Start of DATA TO PROCESS
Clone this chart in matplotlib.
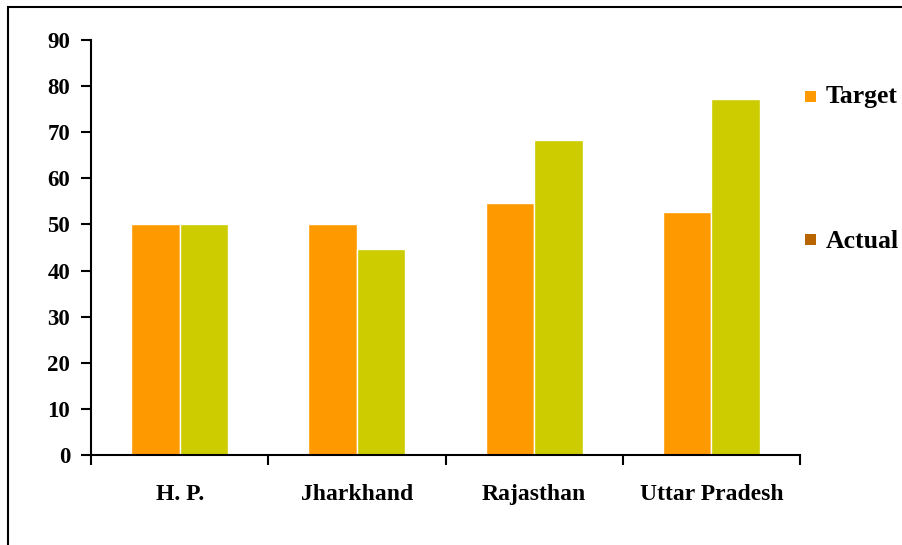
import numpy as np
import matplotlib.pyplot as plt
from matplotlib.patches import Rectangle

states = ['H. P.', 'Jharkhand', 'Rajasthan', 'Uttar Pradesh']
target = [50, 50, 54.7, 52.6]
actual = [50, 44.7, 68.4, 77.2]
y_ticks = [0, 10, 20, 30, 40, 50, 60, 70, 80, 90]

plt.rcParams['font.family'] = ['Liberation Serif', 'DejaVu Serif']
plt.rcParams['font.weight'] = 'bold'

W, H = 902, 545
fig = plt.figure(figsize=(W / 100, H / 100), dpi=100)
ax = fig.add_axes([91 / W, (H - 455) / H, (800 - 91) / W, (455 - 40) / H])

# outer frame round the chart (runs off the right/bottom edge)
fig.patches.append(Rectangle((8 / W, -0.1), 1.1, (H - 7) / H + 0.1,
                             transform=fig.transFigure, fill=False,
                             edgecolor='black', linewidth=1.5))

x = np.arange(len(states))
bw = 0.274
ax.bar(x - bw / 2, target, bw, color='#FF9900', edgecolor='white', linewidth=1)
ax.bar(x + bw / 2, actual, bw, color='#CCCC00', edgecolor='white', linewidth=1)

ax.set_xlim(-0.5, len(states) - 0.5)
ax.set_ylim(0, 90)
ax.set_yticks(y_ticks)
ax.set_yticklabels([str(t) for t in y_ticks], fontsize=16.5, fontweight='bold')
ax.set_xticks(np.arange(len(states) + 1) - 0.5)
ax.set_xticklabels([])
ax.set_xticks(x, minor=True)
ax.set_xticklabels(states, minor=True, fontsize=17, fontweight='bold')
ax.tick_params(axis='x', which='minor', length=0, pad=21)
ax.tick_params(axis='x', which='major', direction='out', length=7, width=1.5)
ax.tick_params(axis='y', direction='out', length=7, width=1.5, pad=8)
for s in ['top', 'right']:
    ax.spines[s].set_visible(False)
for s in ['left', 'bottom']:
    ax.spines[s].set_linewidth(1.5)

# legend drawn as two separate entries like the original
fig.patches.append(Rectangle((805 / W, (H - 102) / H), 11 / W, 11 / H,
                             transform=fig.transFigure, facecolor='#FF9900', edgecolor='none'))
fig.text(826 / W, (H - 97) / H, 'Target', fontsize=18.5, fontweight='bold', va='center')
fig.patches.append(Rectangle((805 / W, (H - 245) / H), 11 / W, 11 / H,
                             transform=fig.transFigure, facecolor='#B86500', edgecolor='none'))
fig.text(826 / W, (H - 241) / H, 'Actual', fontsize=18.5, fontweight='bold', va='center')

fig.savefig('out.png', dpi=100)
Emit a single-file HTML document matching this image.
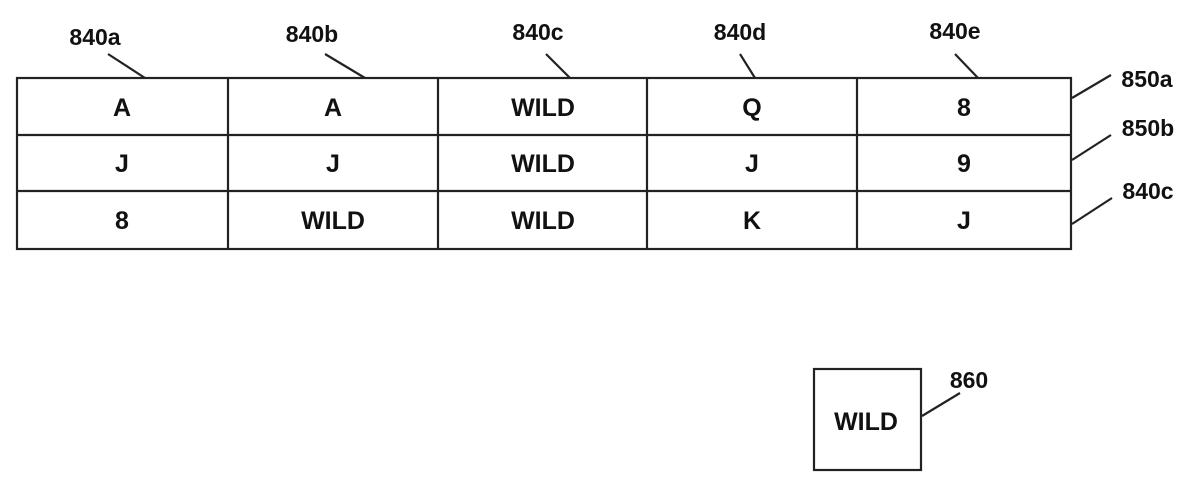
End of DATA TO PROCESS
● **WHAT YOU WILL DO**
Give back exactly the lines from the first line of the data through the line with "70, 80, 90]", pictures excluded.

● **TASK SOLUTION**
Clone this chart in matplotlib.
import numpy as np
import matplotlib.pyplot as plt
from matplotlib.patches import Rectangle

states = ['H. P.', 'Jharkhand', 'Rajasthan', 'Uttar Pradesh']
target = [50, 50, 54.7, 52.6]
actual = [50, 44.7, 68.4, 77.2]
y_ticks = [0, 10, 20, 30, 40, 50, 60, 70, 80, 90]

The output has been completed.